The holidays are fast approaching, while revellers celebrate the season with work nights out and Christmas parties, the police are fighting back against drink driving with renewed vigour, a problem which is especially rife at this time of year.

The new national drink drive campaign is notable for continuing to push ‘intelligence-led’ operations which will target motorists who get behind the wheel while under the influence of alcohol or other substances. Police across the UK will be targeting local hot spots for drink driving which have proved busy in the past, such as popular nightlife spots packed with bars and restaurants.

In an interview with the Metro, the National Police Chiefs’ Council lead for roads policing, Chief Constable Anthony Bangham, said: ‘Thousands of people still get behind the wheel after drinking or taking drugs, so this year we are supporting forces who want to tell the personal stories of lives lost and families torn apart. Our recent operations have shown higher rates of detection for drugs and alcohol than in recent years, which means the scale of the problem is still a real concern.’

He noted that even a small amount of drugs or alcohol left in the system – often from the night before – can still impair motorists’ ability to drive and cause serious accidents on the road.
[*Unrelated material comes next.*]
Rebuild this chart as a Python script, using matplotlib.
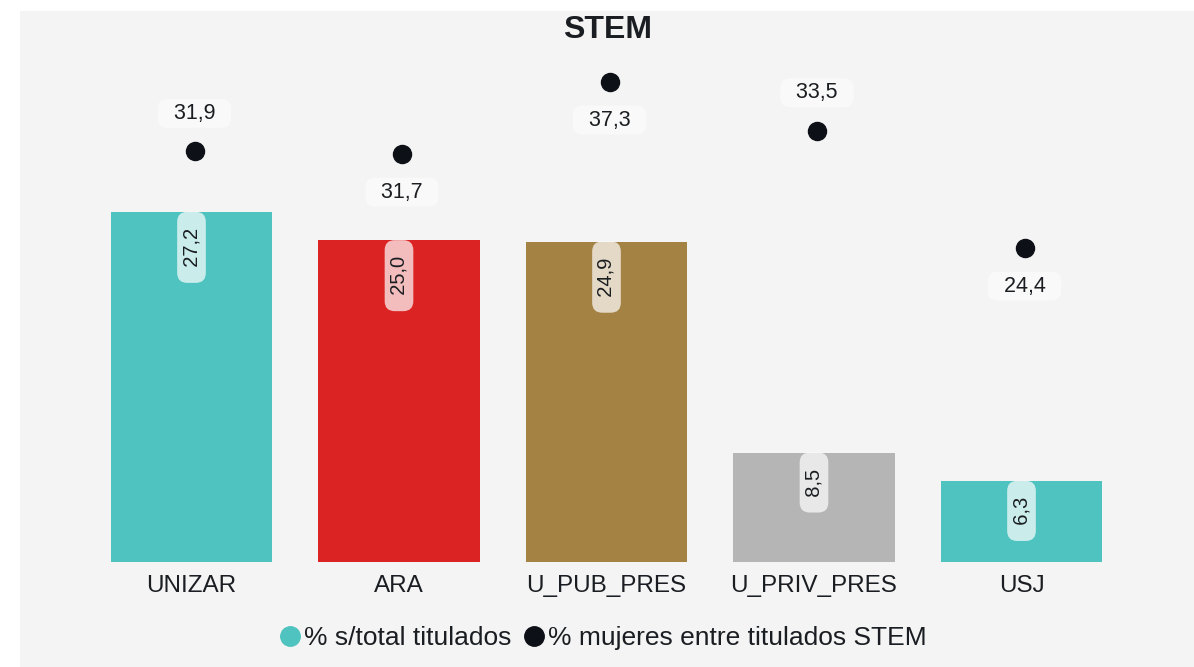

While police across the England and Wales crackdown on drink drivers, the Yorkshire police are planning to target older motorists this year; the West Yorkshire Police have reported a growing problem with drink driving among motorists over the age of 35. Their drink drive campaign features older drivers holding up placards with examples of situations which often lead to drinking and driving, in an attempt to make drivers think – and plan ahead – before falling into such a predicament themselves.

Drinking and driving is a major cause of road traffic accidents in the UK and many road traffic accidents (RTA) claims are made by victims of driving while under the influence. While the numbers of incidents are still rising each year, one can only hope that the this year’s drink driving awareness campaign will make a positive impact.